Many women stop by the tent every day to register or to check the locations of their polling station, said Intidhar Louati, an ISIE employee who was helping potential voters register at the tent.

"It’s no longer a question of women versus men," she told me. "I see women as active as men, as enthusiastic as men about registering and voting. Tunisian women have proved over and over that they have an opinion and that they won’t give up their right to express it."

Tunisia is widely considered to be one of the most progressive Arab countries. That perception owes much to the country’s relatively advanced state of women’s rights, which has been guaranteed by law since 1956. Tunisian women were among the first women in the Arab world to be able to vote, file for divorce, and to pass down Tunisian citizenship to children born abroad or to a foreign father. Polygamy has been officially banned since the era of Tunisia’s first President Habib Bourguiba, back in 1956. Both contraception and abortion are legal and accessible and have been for decades.

Since the revolution began in 2011, women have not only participated in nationwide protests but have also shaped events as politicians, ministers, and civil society activists. As the next elections approach, however, those who wish to ensure full female participation say that they worry in particular about rural women, who often don’t possess the necessary identification documents or live far away from registration offices. Some civil society campaigns, said Louati, are targeting these women by organizing get-out-the-vote campaigns to reach far-flung citizens.

Fatma Houas, president of the French branch of the volunteer association Citizen Commitment, said that Tunisian women are generally less motivated about politics than men because they are preoccupied with everyday concerns. "And if they come from a marginalized area, " Houas continued, "they need help to realize and understand the importance of what’s happening and of their vote. Politics might sound so distant from their lives. As for men, they have the chance to discuss politics in cafés or at work." Rural women find themselves isolated, especially from politics, as they spend most of their time either in the field or inside the house. Even when they meet with other women, they are unlikely to discuss politics.

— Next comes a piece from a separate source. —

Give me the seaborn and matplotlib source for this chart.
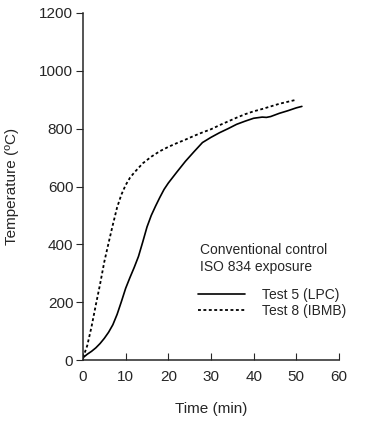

Houas’s group has organized campaigns aimed at raising awareness among Tunisians living abroad about the importance of voting and exercising other civic rights. She explained that many Tunisians are overwhelmed by the sudden profusion of information about voting and elections. "Too much information kills the essential information," she said.

Officials and activists are using the registration process to target newly eligible voters as well as eligible voters who failed to register during the October 2011 National Constituent Assembly elections, the first free elections in Tunisia’s history. (The photo above shows a Tunisian woman holding up her voter registration receipt for the 2011 elections.)

"We shouldn’t panic about the low number," said Tunisian activist and artist Leila Toubel. "We’re encountering the same problem as in 2011." Back then, she said, 48 percent of eligible Tunisians chose not to vote. Since then, hundreds of thousands of more young Tunisians have reached the voting age of 18, joining the ranks of eligible voters. "The problem is that they need to become aware enough of their responsibility to vote," said Toubel. She criticized the authorities for scheduling registration during the summer, when Tunisian university students are finishing their exams and most of the population is observing Ramadan. She also noted that government voter awareness campaigns, based on celebrity spokespeople, have proven ineffective. "There was never a clear strategy," she added. But she disagreed with the assertion that women and men face differing access to information, saying that the problems are broader: "Tunisians are too emotional. It almost feels like everyone is still numb, or still unwilling to confront our problems."

Kalthoum Kennou, a former president of the Tunisian Association of Judges, has announced her intent to run in the November 23 presidential election — making her the first woman in Tunisian history to do so. "Women are encouraging me more than men," she told me in an interview. "But I’m nonetheless surprised by the number of men showing support."

The role of Tunisian women in the democratic transition has been crucial. Yet male and female Tunisians alike generally agree that they have little faith in politicians. Many considered the October 2011 elections a test of democracy. Almost three years later, many elected officials have failed to keep their promises, and many Tunisians are disappointed.

Yet it also counts as a positive sign that many activists, and especially female ones, are cognizant of the challenge of apathy and are attempting to address it. "This country is ours," Toubel said. She sighed and paused. "And it will still be ours. We have to go on."